A Somber Joe Maneri Tribute
It seems that more and more frequently these days, there’s a time lapse between when jazz albums are recorded and when they’re released. The Noah Kaplan Quartet’s Joe Maneri homage, Descendants, was recorded in 2008 and is out now on the estimable German label Hat Hut. As you would expect, it’s a series of free improvisations by a crew with considerable chemistry and collaborative sensitivity: alongside Kaplan, a Maneri acolyte who plays tenor and soprano sax, there’s perennially interesting individualist Joe Morris on guitar, Kaplan’s Dollshot bandmate Giacomo Merega on bass guitar and Jason Nazary on drums. The album begins with a ballad in disguise and ends with a tone poem. Melodic resolution is defiantly resisted whenever it’s hinted at, which is infrequently: an austere, sometimes acidic, frequently elegaic quality persists throughout the album’s six tracks.

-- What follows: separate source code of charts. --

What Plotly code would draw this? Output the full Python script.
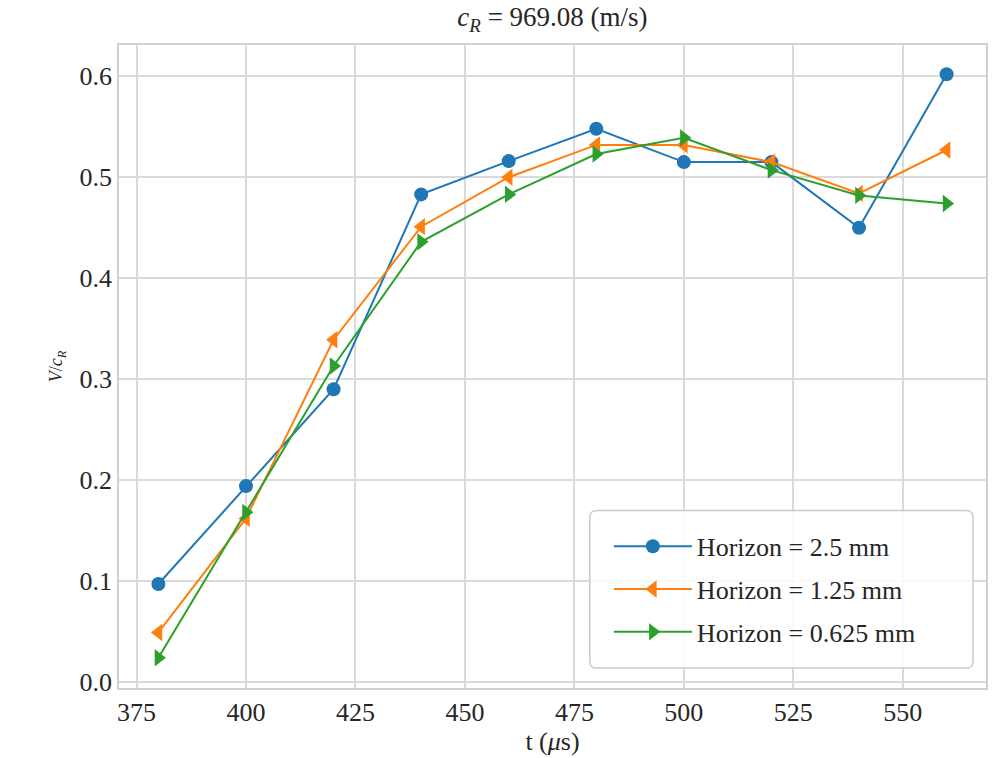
import plotly.graph_objects as go

t = [380, 400, 420, 440, 460, 480, 500, 520, 540, 560]
v_h25 = [0.097, 0.194, 0.290, 0.483, 0.516, 0.548, 0.515, 0.515, 0.450, 0.602]
v_h125 = [0.049, 0.162, 0.339, 0.451, 0.500, 0.532, 0.532, 0.515, 0.484, 0.527]
v_h0625 = [0.024, 0.168, 0.313, 0.436, 0.483, 0.523, 0.539, 0.507, 0.482, 0.474]

names = ["Horizon = 2.5 mm", "Horizon = 1.25 mm", "Horizon = 0.625 mm"]
colors = ["#1f77b4", "#ff7f0e", "#2ca02c"]
symbols = ["circle", "triangle-left", "triangle-right"]
series = [v_h25, v_h125, v_h0625]

font_family = "Liberation Serif, DejaVu Serif, serif"
txt = "#262626"

fig = go.Figure()
for i, (y, n, c, s) in enumerate(zip(series, names, colors, symbols)):
    fig.add_trace(go.Scatter(
        x=t, y=y, name=n, mode="lines+markers", legendgroup=f"g{i}",
        line=dict(color=c, width=2),
        marker=dict(symbol=s, size=14 if s == "circle" else 15, color=c),
    ))

axis_common = dict(
    showgrid=True, gridcolor="#dadada", gridwidth=1.5,
    showline=True, linecolor="#d0d0d0", linewidth=1.5, mirror=True,
    zeroline=False, ticks="", tickfont=dict(family=font_family, size=26, color=txt),
)

# rounded legend frame (paper coordinates)
x0, x1, y0, y1, r = 0.543, 0.985, 0.031, 0.276, 0.008
ry = r * 869 / 645
path = (f"M {x0+r},{y0} L {x1-r},{y0} Q {x1},{y0} {x1},{y0+ry} "
        f"L {x1},{y1-ry} Q {x1},{y1} {x1-r},{y1} L {x0+r},{y1} "
        f"Q {x0},{y1} {x0},{y1-ry} L {x0},{y0+ry} Q {x0},{y0} {x0+r},{y0} Z")

fig.update_layout(
    width=995, height=758,
    margin=dict(l=119, r=7, t=45, b=68),
    paper_bgcolor="white", plot_bgcolor="white",
    font=dict(family=font_family, color=txt),
    title=dict(text="<i>c</i><sub><i>R</i></sub> = 969.08 (m/s)",
               x=0.5, xanchor="center", xref="paper", y=0.99, yanchor="top",
               font=dict(family=font_family, size=27, color=txt)),
    xaxis=dict(range=[371, 569], tickvals=[375, 400, 425, 450, 475, 500, 525, 550],
               title=dict(text="t (<i>μ</i>s)", font=dict(family=font_family, size=26, color=txt),
                          standoff=6),
               **axis_common),
    yaxis=dict(range=[-0.006, 0.631], tickvals=[0, 0.1, 0.2, 0.3, 0.4, 0.5, 0.6],
               tickformat=".1f",
               title=dict(text="<i>V</i>/<i>c</i><sub><i>R</i></sub>",
                          font=dict(family=font_family, size=18, color=txt),
                          standoff=12),
               **axis_common),
    shapes=[dict(type="path", xref="paper", yref="paper", path=path,
                 fillcolor="rgba(255,255,255,0.85)", line=dict(color="#cccccc", width=1.5),
                 layer="above")],
    legend=dict(x=0.565, y=(y0 + y1) / 2, xanchor="left", yanchor="middle",
                bgcolor="rgba(0,0,0,0)", borderwidth=0,
                font=dict(family=font_family, size=26, color=txt),
                itemwidth=78, tracegroupgap=6),
)

fig.write_html("out.html")
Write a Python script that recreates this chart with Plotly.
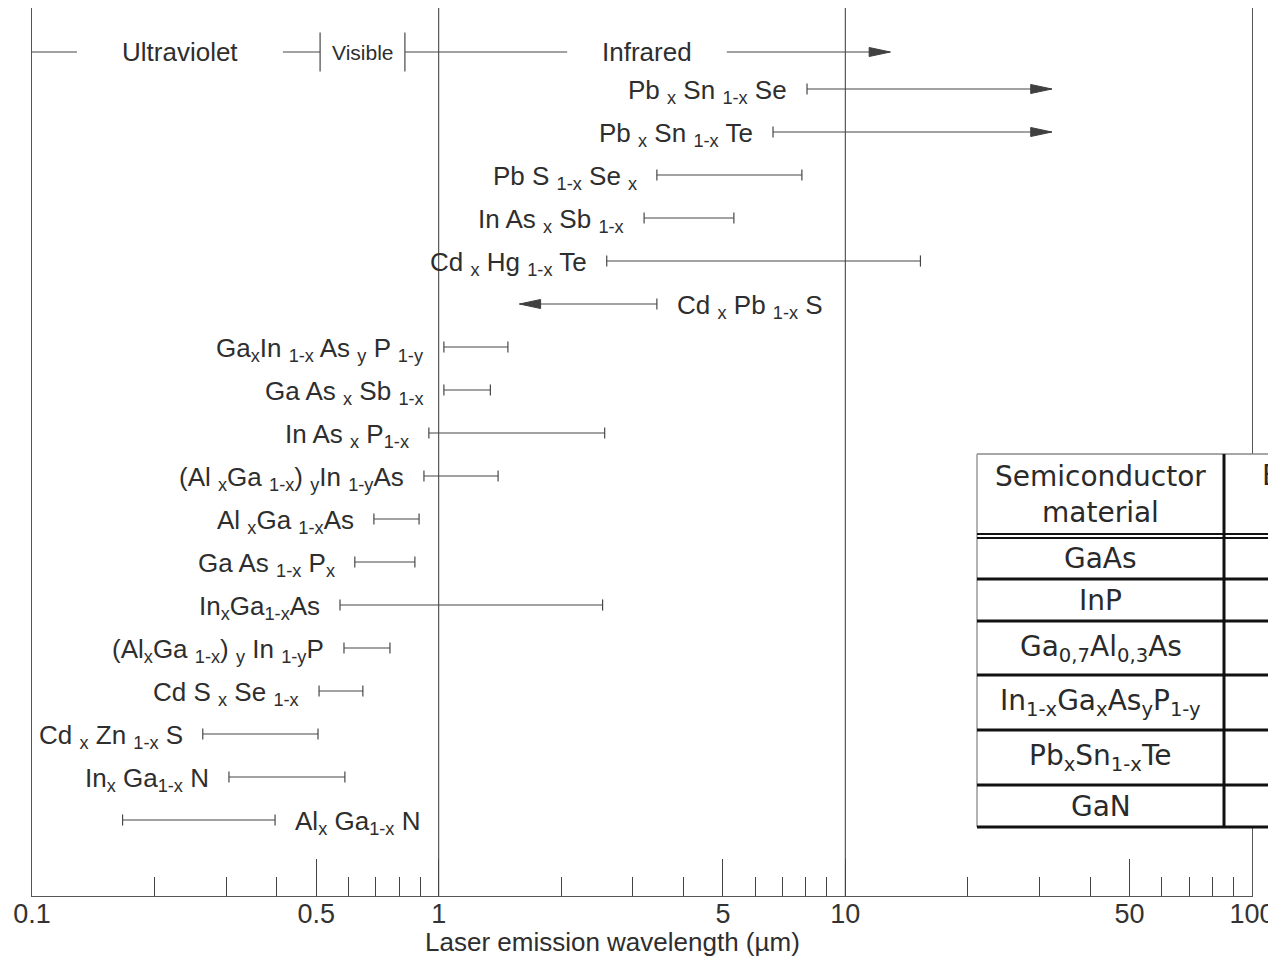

The side of Kaplan that isn’t represented here is his wit: Dollshot, his improvisational chamber-rock project with his singer sister Rosalie, delightfully and often cruelly reinvents early 20th century art-song. Instead, his microtonal inflections here evoke more somber emotions, crying, quietly wailing or sirening, sliding gracefully up and down between semiquavers, often straining against the pull of a central tone that appears only by implication. And the band is doing a whole lot of thinking on their feet here along with Kaplan: there’s more pitch-and-follow than there is intricate interplay. Often it’s Merega who holds down the center or establishes a rhythm for the other group members to pull into focus and then back away from. Morris’ casually biting jangle and stinging, trebly tone are perfect for this unit, whether he’s alluding to a big expansive arpeggio, spinning out raindrops for the rest of the unit to run between, or adding incisive accents. Nazary’s presence is affectingly ghostly more often than not, often confined to ominously looming or echoing atmospherics than actual propulsion: as the album cover image (crow on a dead tree limb, stormclouds in the background) indicates, this is dark music. And it’s more or less quiet music: only one of the segments features the kind of atonal bluster commonly associated with this style of jazz. For those who play this kind of music, there’s plenty of inspiration here: the way Nazary casually punches in to fill out Merega’s insistent pulse on the twelve-minute title track; Morris circling Kaplan, and then the two switching roles, in the cold late-afternoon drizzle atmosphere of the following cut; and the mysterioso rise and fall of the waves of the band together on the final segment. People who need a catchy beat and a singalong melody will have to look elsewhere, but for those who can’t resist an album of strange, sometimes harsh, sometimes hypnotic tonalities, this is an inspiring listen. Joe Maneri, who knew a little something about that stuff, would approve.